The reason for this, I believe, is also clear from the enhanced Big Ten standings shown above. Due to the overall parity of the league, there are good teams in all parts of the bracket. Even the 12th best team in the conference (Indiana) is ranked in the Kenpom Top 40. It was going to be tough no matter where MSU landed.
3) Who is going to win the Big Ten Tournament and should I bet on it?
Great question. While I never bet myself, it you are of that persuasion, I perhaps have some data to help. The table below shows the full results of my Monte Carlo simulation of the final Big Ten Tournament bracket, with odds for each team to advance to a certain point.
Based on the odds that I calculate for the championship, I also tabulated the betting break even point for each team. If you see a money line higher than the one listed here, my analysis suggests to take that bet. As for the probabilities, MSU does have the best overall odds, but the field appears to be wide open. Except, that is, for poor Northwestern and Nebraska, who both failed to win the tournament in any of the 5,000 trials.

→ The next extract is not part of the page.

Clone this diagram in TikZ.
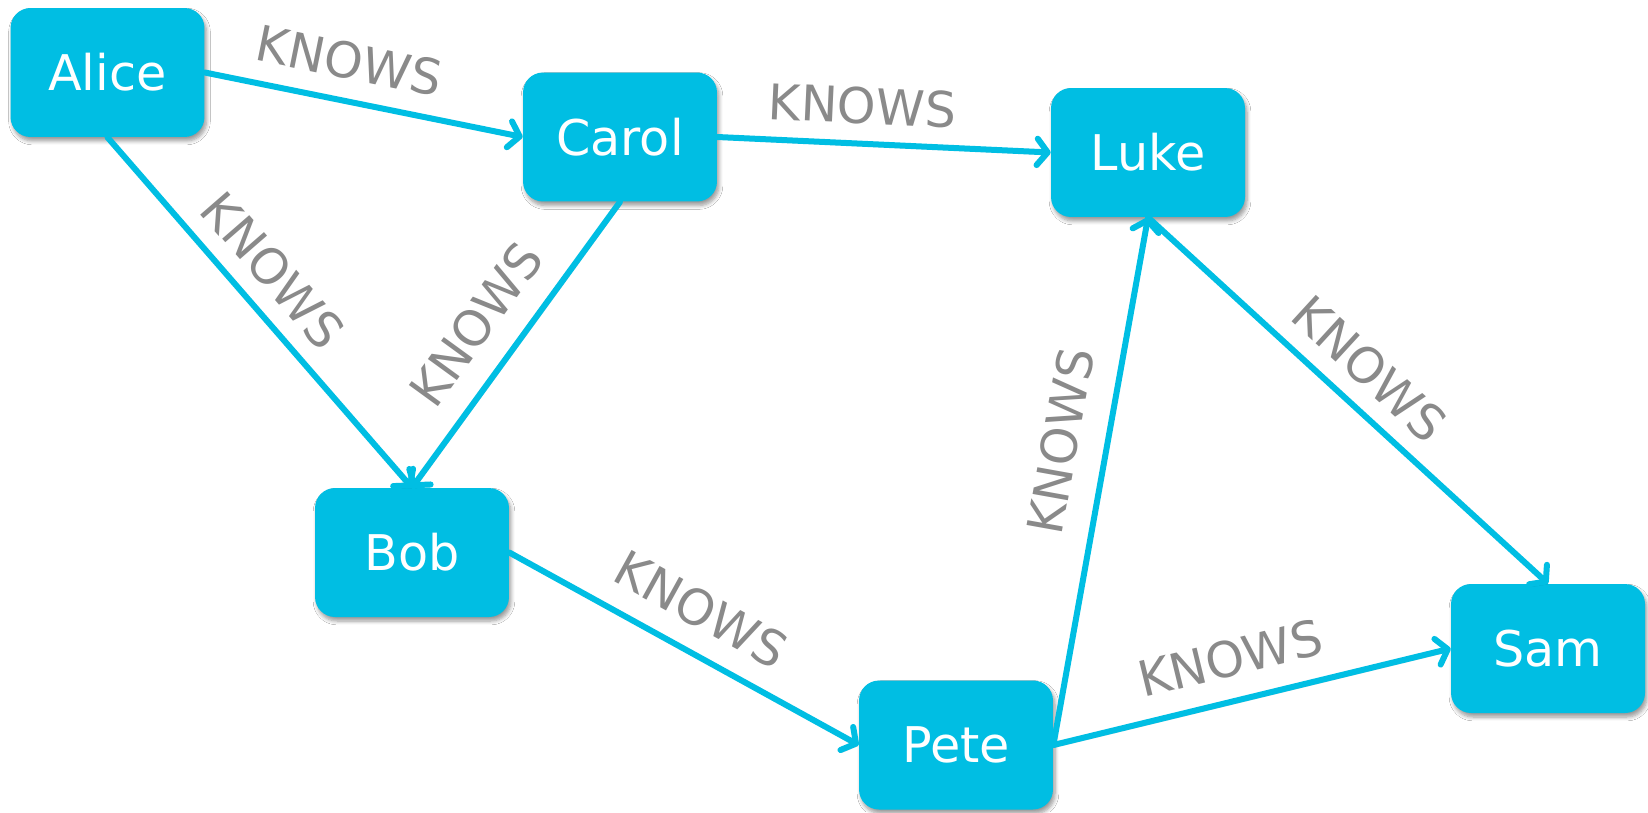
\documentclass[tikz,border=0pt]{standalone}
\usepackage{fontspec}
\setmainfont{DejaVu Sans}
\usetikzlibrary{arrows.meta,shadows.blur}
\definecolor{nodecyan}{RGB}{0,190,227}
\definecolor{lblgray}{RGB}{138,138,138}
\begin{document}
\begin{tikzpicture}[x=0.02cm,y=0.02cm,
  person/.style={fill=nodecyan, rounded corners=0.4cm,
    minimum width=3.88cm, minimum height=2.58cm, inner sep=0pt,
    text=white, font=\fontsize{28}{33}\selectfont,
    blur shadow={shadow xshift=0.04cm, shadow yshift=-0.08cm,
      shadow blur steps=6, shadow opacity=40}},
  rel/.style={draw=nodecyan, line width=0.12cm, line cap=round,
    -{Straight Barb[length=6pt,width=15pt,round]},
    preaction={draw=black, draw opacity=0.12,
      transform canvas={shift={(0.03cm,-0.05cm)}}}},
  lbl/.style={text=lblgray, font=\fontsize{28}{33}\selectfont,
    inner sep=0pt, sloped}]
  \path[fill=white] (0,0) rectangle (1648,-812);
  \useasboundingbox (0,0) rectangle (1648,-812);

  % people
  \node[person] (alice) at (107.5,-72.5) {Alice};
  \node[person] (carol) at (620,-137) {Carol};
  \node[person] (luke)  at (1148,-152.5) {Luke};
  \node[person] (bob)   at (412,-552.5) {Bob};
  \node[person] (pete)  at (956,-745) {Pete};
  \node[person] (sam)   at (1548,-648.5) {Sam};

  % relationships
  \draw[rel] (alice.east) -- node[lbl, pos=0.43, above=0.37cm] {KNOWS} (carol.west);
  \draw[rel] (alice.south) -- node[lbl, pos=0.45, above=0.32cm] {KNOWS} (bob.north);
  \draw[rel] (carol.south) -- node[lbl, pos=0.52, above=0.46cm] {KNOWS} (bob.north);
  \draw[rel] (carol.east) -- node[lbl, pos=0.43, above=0.33cm] {KNOWS} (luke.west);
  \draw[rel] (bob.east) -- node[lbl, pos=0.49, above=0.42cm] {KNOWS} (pete.west);
  \draw[rel] (pete.east) -- node[lbl, pos=0.56, above=0.50cm] {KNOWS} (luke.south);
  \draw[rel] (luke.south) -- node[lbl, pos=0.49, above=0.33cm] {KNOWS} (sam.north);
  \draw[rel] (pete.east) -- node[lbl, pos=0.47, above=0.42cm] {KNOWS} (sam.west);
\end{tikzpicture}
\end{document}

Finally, I pulled some of the lines for the tournament that I saw and calculated the return on investment for each team. Those results are shown here:
Interestingly, the only teams that appear to be a “good bet” are Wisconsin at +1200 and Minnesota at +4000. All other bets are “expected” to lose money. The line for MSU (+300) is very close to my calculated line. Meanwhile, one of the worst bets looks like one on Michigan at +500. This would imply that their odds to win the tournament are about 16 percent while my calculates suggest that they are 7.7% in reality. Michigan? Over-valued? I know, you’re shocked.